| Written problem |
Print word for word the first line of the listing below and every line after it, through the line with "10.5, 11, 11.5, 12.5, 13, 13.5, 14.5];". Leave out the pictures and the rest.

[START Collected material]

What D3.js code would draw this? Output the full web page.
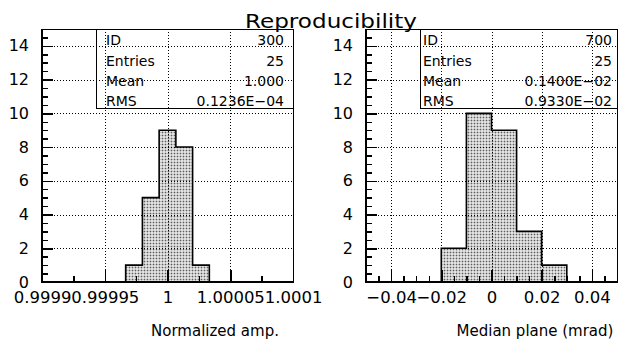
<!DOCTYPE html>
<html><head><meta charset="utf-8">
<script src="https://cdn.jsdelivr.net/npm/d3@7"></script>
<style>
html,body{margin:0;padding:0;background:#fff;}
svg{display:block;}
</style></head><body>
<svg id="chart" width="618" height="342"></svg>
<script>
// Histogram 300: normalized amplitude
const ampRange = [0.9999, 1.0001];
const ampBins = 15;
const ampCounts = [0, 0, 0, 0, 0, 1, 5, 9, 8, 1, 0, 0, 0, 0, 0];
const ampTicks = [0.9999, 0.99995, 1, 1.00005, 1.0001];
const ampTickLabels = ["0.9999", "0.99995", "1", "1.00005", "1.0001"];
const ampMinorTicks = [0.999925, 0.999975, 1.000025, 1.000075];
const ampStats = [["ID", "300"], ["Entries", "25"], ["Mean", "1.000"], ["RMS", "0.1236E\u221204"]];

// Histogram 700: median plane
const medRange = [-0.05, 0.05];
const medBins = 10;
const medCounts = [0, 0, 0, 2, 10, 9, 3, 1, 0, 0];
const medTicks = [-0.04, -0.02, 0, 0.02, 0.04];
const medTickLabels = ["\u22120.04", "\u22120.02", "0", "0.02", "0.04"];
const medMinorTicks = [-0.045, -0.035, -0.03, -0.025, -0.015, -0.01, -0.005,
                       0.005, 0.01, 0.015, 0.025, 0.03, 0.035, 0.045];
const medStats = [["ID", "700"], ["Entries", "25"], ["Mean", "0.1400E\u221202"], ["RMS", "0.9330E\u221202"]];

// Shared vertical axis
const yMax = 15;
const yTicks = [0, 2, 4, 6, 8, 10, 12, 14];
const yMinorTicks = [0.5, 1, 1.5, 2.5, 3, 3.5, 4.5, 5, 5.5, 6.5, 7, 7.5, 8.5, 9, 9.5,
                     10.5, 11, 11.5, 12.5, 13, 13.5, 14.5];

const titleText = "Reproducibility";
const xTitles = ["Normalized amp.", "Median plane (mrad)"];

const svg = d3.select("#chart");
const TEXT_FONT = "'DejaVu Sans', sans-serif";

// stippled fill for the histogram bars
const pat = svg.append("defs").append("pattern")
  .attr("id", "stipple").attr("width", 3).attr("height", 3)
  .attr("patternUnits", "userSpaceOnUse");
pat.append("rect").attr("width", 3).attr("height", 3).attr("fill", "#bcbcbc");
pat.append("rect").attr("width", 1).attr("height", 1).attr("fill", "#5e5e5e");
pat.append("rect").attr("x", 1).attr("y", 1).attr("width", 2).attr("height", 2).attr("fill", "#e2e2e2");

const panels = [
  { left: 42, right: 293, range: ampRange, bins: ampBins, counts: ampCounts,
    ticks: ampTicks, labels: ampTickLabels, minor: ampMinorTicks, stats: ampStats,
    box: { x: 96, w: 197, labelX: 106, valueX: 284 }, xTitle: xTitles[0], xTitleX: 215 },
  { left: 366, right: 617, range: medRange, bins: medBins, counts: medCounts,
    ticks: medTicks, labels: medTickLabels, minor: medMinorTicks, stats: medStats,
    box: { x: 420, w: 197, labelX: 423, valueX: 612 }, xTitle: xTitles[1], xTitleX: 535 }
];
const plotTop = 29, plotBottom = 282;

const y = d3.scaleLinear().domain([0, yMax]).range([plotBottom, plotTop]);

panels.forEach(p => {
  const g = svg.append("g");
  const x = d3.scaleLinear().domain(p.range).range([p.left, p.right]);
  const binW = (p.range[1] - p.range[0]) / p.bins;

  // step contour points: (bin low edge, count), closing at the last high edge
  const pts = [[p.range[0], 0]];
  p.counts.forEach((c, i) => pts.push([p.range[0] + i * binW, c]));
  pts.push([p.range[1], p.counts[p.counts.length - 1]]);
  pts.push([p.range[1], 0]);

  const area = d3.area().curve(d3.curveStepAfter)
    .x(d => x(d[0])).y0(y(0)).y1(d => y(d[1]));
  const line = d3.line().curve(d3.curveStepAfter)
    .x(d => x(d[0])).y(d => y(d[1]));

  g.append("path").datum(pts).attr("d", area)
    .attr("fill", "url(#stipple)").attr("stroke", "none");
  g.append("path").datum(pts).attr("d", line)
    .attr("fill", "none").attr("stroke", "#000").attr("stroke-width", 1.6);

  // dotted grid at major ticks
  const grid = g.append("g").attr("stroke", "#000").attr("stroke-width", 1)
    .attr("stroke-dasharray", "1,2").attr("shape-rendering", "crispEdges");
  p.ticks.filter(t => t > p.range[0] && t < p.range[1]).forEach(t => {
    grid.append("line").attr("x1", Math.round(x(t)) + 0.5).attr("x2", Math.round(x(t)) + 0.5)
      .attr("y1", plotTop).attr("y2", plotBottom);
  });
  yTicks.filter(t => t > 0 && t < yMax).forEach(t => {
    grid.append("line").attr("x1", p.left).attr("x2", p.right)
      .attr("y1", Math.round(y(t)) + 0.5).attr("y2", Math.round(y(t)) + 0.5);
  });

  // statistics box
  const bx = p.box;
  g.append("rect").attr("x", bx.x + 0.5).attr("y", plotTop + 0.5).attr("width", bx.w).attr("height", 79)
    .attr("fill", "none").attr("stroke", "#000").attr("stroke-width", 1);
  const rowBase = [45, 66, 86, 105.5];
  p.stats.forEach((s, i) => {
    g.append("text").attr("x", bx.labelX).attr("y", rowBase[i])
      .attr("font-family", TEXT_FONT).attr("font-size", 14).text(s[0]);
    g.append("text").attr("x", bx.valueX).attr("y", rowBase[i]).attr("text-anchor", "end")
      .attr("font-family", TEXT_FONT).attr("font-size", 14).text(s[1]);
  });

  // frame
  g.append("rect").attr("x", p.left + 0.5).attr("y", plotTop + 0.5)
    .attr("width", p.right - p.left).attr("height", plotBottom - plotTop)
    .attr("fill", "none").attr("stroke", "#000").attr("stroke-width", 1);
  g.append("line").attr("x1", p.left).attr("x2", p.left).attr("y1", plotTop).attr("y2", plotBottom + 1)
    .attr("stroke", "#000").attr("stroke-width", 2);
  g.append("line").attr("x1", p.left).attr("x2", p.right + 1).attr("y1", plotBottom).attr("y2", plotBottom)
    .attr("stroke", "#000").attr("stroke-width", 2);

  // x axis: minor then major ticks with labels
  const gxm = g.append("g").attr("transform", `translate(0,${plotBottom})`)
    .call(d3.axisBottom(x).tickValues(p.minor).tickSize(-6).tickFormat(""));
  gxm.select(".domain").remove();
  const gx = g.append("g").attr("transform", `translate(0,${plotBottom})`)
    .call(d3.axisBottom(x).tickValues(p.ticks).tickSize(-12).tickPadding(9)
      .tickFormat((d, i) => p.labels[i]));
  gx.select(".domain").remove();
  gx.attr("font-family", TEXT_FONT).attr("font-size", 16.5);

  // y axis
  const gym = g.append("g").attr("transform", `translate(${p.left},0)`)
    .call(d3.axisLeft(y).tickValues(yMinorTicks).tickSize(-5.5).tickFormat(""));
  gym.select(".domain").remove();
  const gy = g.append("g").attr("transform", `translate(${p.left},0)`)
    .call(d3.axisLeft(y).tickValues(yTicks).tickSize(-11).tickPadding(13).tickFormat(d3.format("d")));
  gy.select(".domain").remove();
  gy.attr("font-family", TEXT_FONT).attr("font-size", 16);

  g.selectAll(".tick line").attr("shape-rendering", "crispEdges").attr("stroke-width", 1.5);

  // axis title
  g.append("text").attr("x", p.xTitleX).attr("y", 336).attr("text-anchor", "middle")
    .attr("font-family", TEXT_FONT).attr("font-size", 15).text(p.xTitle);
});

svg.append("text").attr("x", 245).attr("y", 28)
  .attr("font-family", TEXT_FONT).attr("font-size", 19)
  .attr("textLength", 172).attr("lengthAdjust", "spacingAndGlyphs")
  .text(titleText);
</script>
</body></html>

[END Collected material]

| Full response |
What D3.js code would draw this? Output the full web page.
<!DOCTYPE html>
<html><head><meta charset="utf-8">
<script src="https://cdn.jsdelivr.net/npm/d3@7"></script>
<style>
html,body{margin:0;padding:0;background:#fff;}
svg{display:block;}
</style></head><body>
<svg id="chart" width="618" height="342"></svg>
<script>
// Histogram 300: normalized amplitude
const ampRange = [0.9999, 1.0001];
const ampBins = 15;
const ampCounts = [0, 0, 0, 0, 0, 1, 5, 9, 8, 1, 0, 0, 0, 0, 0];
const ampTicks = [0.9999, 0.99995, 1, 1.00005, 1.0001];
const ampTickLabels = ["0.9999", "0.99995", "1", "1.00005", "1.0001"];
const ampMinorTicks = [0.999925, 0.999975, 1.000025, 1.000075];
const ampStats = [["ID", "300"], ["Entries", "25"], ["Mean", "1.000"], ["RMS", "0.1236E\u221204"]];

// Histogram 700: median plane
const medRange = [-0.05, 0.05];
const medBins = 10;
const medCounts = [0, 0, 0, 2, 10, 9, 3, 1, 0, 0];
const medTicks = [-0.04, -0.02, 0, 0.02, 0.04];
const medTickLabels = ["\u22120.04", "\u22120.02", "0", "0.02", "0.04"];
const medMinorTicks = [-0.045, -0.035, -0.03, -0.025, -0.015, -0.01, -0.005,
                       0.005, 0.01, 0.015, 0.025, 0.03, 0.035, 0.045];
const medStats = [["ID", "700"], ["Entries", "25"], ["Mean", "0.1400E\u221202"], ["RMS", "0.9330E\u221202"]];

// Shared vertical axis
const yMax = 15;
const yTicks = [0, 2, 4, 6, 8, 10, 12, 14];
const yMinorTicks = [0.5, 1, 1.5, 2.5, 3, 3.5, 4.5, 5, 5.5, 6.5, 7, 7.5, 8.5, 9, 9.5,
                     10.5, 11, 11.5, 12.5, 13, 13.5, 14.5];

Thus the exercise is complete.